Sometimes our arguments were about food. We would go out for a rare meal at a nice restaurant and my mom would comment that she could have cooked the same thing better for less. Or how we were always dining out with friends.

My mother is a first-generation immigrant from China who arrived in Singapore by way of Malaysia to marry my father, a second-generation Chinese Singaporean.

As children of the diaspora, my sister and I learnt of my mother’s childhood in Malaysia through her stories, sometimes long-winded and often anchored by food.

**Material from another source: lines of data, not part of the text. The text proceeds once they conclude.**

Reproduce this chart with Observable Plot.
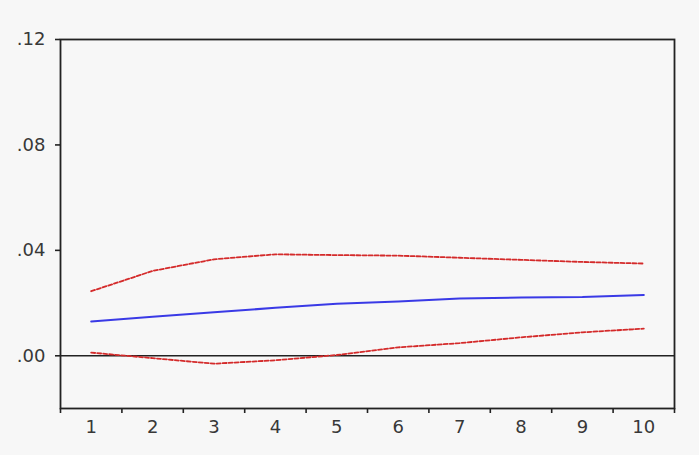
<!DOCTYPE html>
<html>
<head>
<meta charset="utf-8">
<script src="https://cdn.jsdelivr.net/npm/d3@7"></script>
<script src="https://cdn.jsdelivr.net/npm/@observablehq/plot@0.6"></script>
<style>
  html, body { margin: 0; padding: 0; background: #f7f7f7; }
  #chart svg { display: block; }
</style>
</head>
<body>
<div id="chart"></div>
<script>
const periods = [1, 2, 3, 4, 5, 6, 7, 8, 9, 10];
const response = [0.0130, 0.0148, 0.0165, 0.0182, 0.0197, 0.0206, 0.0217, 0.0221, 0.0223, 0.0231];
const upperBand = [0.0245, 0.0322, 0.0366, 0.0385, 0.0382, 0.0380, 0.0372, 0.0364, 0.0356, 0.0350];
const lowerBand = [0.0012, -0.0009, -0.0030, -0.0017, 0.0003, 0.0032, 0.0048, 0.0070, 0.0089, 0.0103];
const yTicks = [0, 0.04, 0.08, 0.12];
const yTickLabels = [".00", ".04", ".08", ".12"];

const rows = periods.map((p, i) => ({p, r: response[i], hi: upperBand[i], lo: lowerBand[i]}));
const boundaryTicks = d3.range(periods[0] - 0.5, periods[periods.length - 1] + 1, 1);

const chart = Plot.plot({
  width: 699,
  height: 455,
  marginLeft: 60,
  marginRight: 25,
  marginTop: 39,
  marginBottom: 47,
  style: {background: "#f7f7f7", fontFamily: "DejaVu Sans, Verdana, sans-serif", fontSize: "18px", color: "#383838"},
  x: {domain: [0.5, 10.5]},
  y: {domain: [-0.02, 0.12]},
  marks: [
    Plot.axisY({ticks: yTicks, tickFormat: (d) => yTickLabels[yTicks.indexOf(d)], tickSize: 5, tickPadding: 10, label: null, stroke: "#222", strokeWidth: 1.6, fill: "#383838", fontSize: 18}),
    Plot.axisX({ticks: boundaryTicks, tickFormat: () => "", tickSize: 5, label: null, stroke: "#222", strokeWidth: 1.6}),
    Plot.axisX({ticks: periods, tickSize: 0, tickPadding: 12, label: null, fill: "#383838", fontSize: 18}),
    Plot.frame({stroke: "#222", strokeWidth: 1.8}),
    Plot.ruleY([0], {stroke: "#222", strokeWidth: 1.6}),
    Plot.line(rows, {x: "p", y: "hi", stroke: "#d42a2a", strokeWidth: 1.8, strokeDasharray: "4,2"}),
    Plot.line(rows, {x: "p", y: "lo", stroke: "#d42a2a", strokeWidth: 1.8, strokeDasharray: "4,2"}),
    Plot.line(rows, {x: "p", y: "r", stroke: "#3a3ae6", strokeWidth: 2})
  ]
});
d3.select(chart).selectAll("text").attr("font-size", 18).style("font-size", "18px");
document.getElementById("chart").appendChild(chart);
</script>
</body>
</html>
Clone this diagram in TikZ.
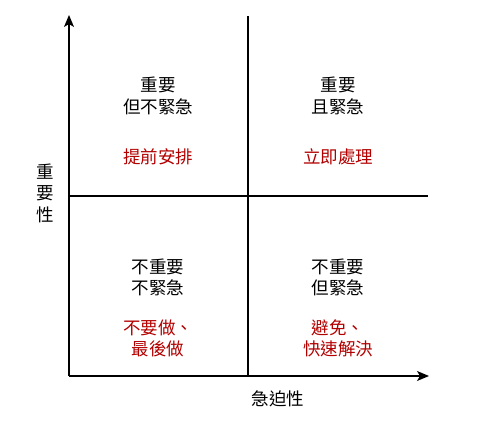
\documentclass[tikz,border=0pt]{standalone}
\usepackage{fontspec}
\newfontfamily\cjk{Noto Sans CJK TC}
\usetikzlibrary{arrows.meta}
\definecolor{actred}{RGB}{178,0,0}

\begin{document}
\begin{tikzpicture}[x=1pt,y=1pt,
	axis/.style={line width=1.3pt,-{Stealth[length=12pt,width=10pt,inset=3pt]}},
	divider/.style={line width=1.1pt},
	quad/.style={align=center,inner sep=0pt,font=\cjk\fontsize{17.5}{21.5}\selectfont},
	act/.style={quad,text=actred}]
	\useasboundingbox (0,0) rectangle (487,431);

	\coordinate (o) at (69,55);
	\coordinate (ytop) at (69,416);
	\coordinate (xend) at (429,55);
	\coordinate (vbot) at (248,55);
	\coordinate (vtop) at (248,415);
	\coordinate (hleft) at (69,235);
	\coordinate (hright) at (428,235);

	\draw[divider] (vbot) -- (vtop);
	\draw[divider] (hleft) -- (hright);
	\draw[axis] (o) -- (ytop);
	\draw[axis] (o) -- (xend);

	\node[quad] (tl) at (158,335) {重要\\但不緊急};
	\node[act] (tlact) at (158,274) {提前安排};
	\node[quad] (tr) at (338,335) {重要\\且緊急};
	\node[act] (tract) at (338,274) {立即處理};

	\node[quad] (bl) at (158,153.5) {不重要\\不緊急};
	\node[act] (blact) at (158,92.5) {不要做、\\最後做};
	\node[quad] (br) at (338,153.5) {不重要\\但緊急};
	\node[act] (bract) at (338,92.5) {避免、\\快速解決};

	\node[quad] (ylab) at (45,238) {重\\要\\性};
	\node[quad] (xlab) at (278,32) {急迫性};

\end{tikzpicture}
\end{document}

There was a time they were so poor, they had to eat rice drizzled with soy sauce because they could not afford anything else. She still raves about a type of succulent thin-shelled shellfish that can’t be found anymore in the markets today, simply marinated in soy sauce, chilli and garlic, and eaten raw.

I moved to China in 2005, on a whim, chasing the kind of dream that was only possible far from home. The distance between us ended up bringing us closer.

My mom gave me a small rice cooker and I began cooking for myself out of necessity for the first time in my life. I started missing her food and our family dinners at hawker centres. I held on to such food memories even if they involve my mom commenting that I had put on weight in the same breath as she nagged at me to eat more.

The longer I lived overseas, the more I made sure family meals were my top priority whenever I came home on holiday.

Later on, I learnt that tradition can just as easily be altered to demonstrate affection. For as long as I can remember, we traditionally have a breakfast of snow fungus dessert soup and braised vegetable stew with rice on the first day of the Lunar New Year.

These days, the dishes have long been replaced by black sesame dumplings in longan red date soup and vegetarian fried rice vermicelli, dishes that she adapted in view of my French husband’s palate.

The longer I lived overseas, the more I made sure family meals were my top priority whenever I came home on holiday.

My husband and my mom converse awkwardly in a splattering of Mandarin and English and most certainly my mom has found it easier to express herself in the way she does best – through food.

In all the years I lived abroad, my mother never failed to make sambal chilli and fry up crispy fried shallots each time I came home on holiday.

At the end of each trip, bidding farewell hours before my red-eye flight, we make an exception for hugs at the departure area. It is a rare show of physical affection that is at once awkward and emotional.

Yet what I find more endearing are the carefully-packed bottles of fried shallots and frozen sambal chilli in my checked-in luggage that would be my taste of home in the months to come.